Le 24 août dernier, l’Ocean Viking, bateau de sauvetage de SOS Méditerranée, a été attaqué pendant près d’une demi-heure par des tirs de garde-côtes libyens. Il secourait 87 rescapés et était dans les eaux internationales. Cet assaut témoigne de la pression toujours plus forte des garde-côtes contre les humanitaires. Et il n’est pas isolé : depuis, d’autres navires d’ONG ou de réfugiés ont été attaqués par balles, blessant grièvement trois personnes et entravant des secours vitaux en mer.
Pourquoi les garde-côtes libyens s’autorisent-ils de telles exactions contre des navires de sauvetage européens ? La réponse est peut-être à chercher du côté de l’Union Européenne elle-même, qui confie le « sauvetage » en mer à la Tunisie et à la Libye. La maltraitance des réfugiés dans ce dernier pays est pourtant connue : extorsions, enlèvements, violences sexuelles, torture, quasi-esclavage parfois. Malgré les alertes des ONG et des réfugié·es, l’UE a renouvelé son contrat avec la Libye jusqu’en 2027, en la finançant à plus de 16 millions d’euros, formant ses garde-côtes, leur fournissant les armes et bateaux qui ont certainement servi aux atteintes contre SOS Méditerranée. Par ailleurs, le média Der Spiegel a révélé la collaboration étroite de FRONTEX avec les garde-côtes libyens : ceux-ci sont alertés par l’agence de l’UE aux frontières de la localisation de personnes en mer, afin qu’ils les interceptent vers la Libye.

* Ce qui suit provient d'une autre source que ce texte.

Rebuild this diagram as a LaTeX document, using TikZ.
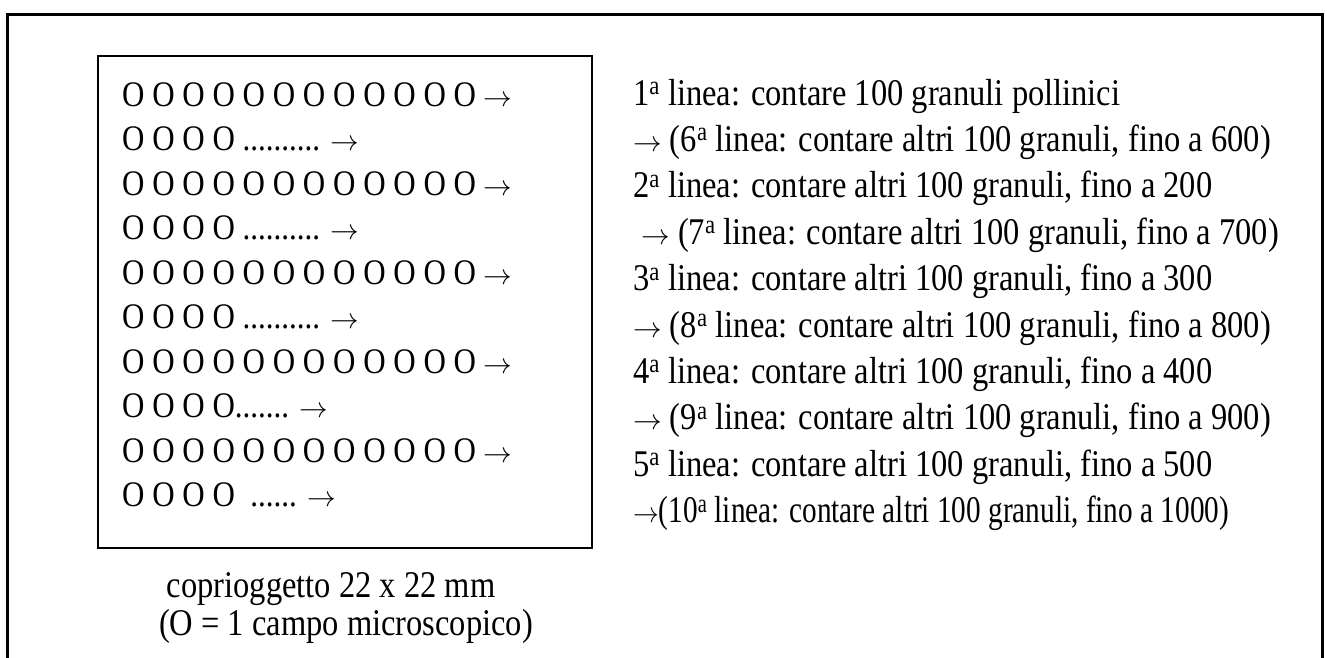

Cette politique de l’autruche est scandaleuse. Sans les sauveteurs, la tragédie en mer serait pire et invisible. Qui aurait sauvé les 42 708 personnes secourues par SOS Méditerranée ? Ce n’est pas en refoulant aux frontières les réfugié·es que ceux-ci ne quitteront plus leurs pays ravagés par la famine, les guerres ou la pauvreté. Plutôt que d’entraver les secours, l’Europe devrait sauver elle-même ces personnes ou, a minima, cesser sa coopération avec des pays ne respectant pas les droits humains et aider les humanitaires. C’est une question de dignité humaine.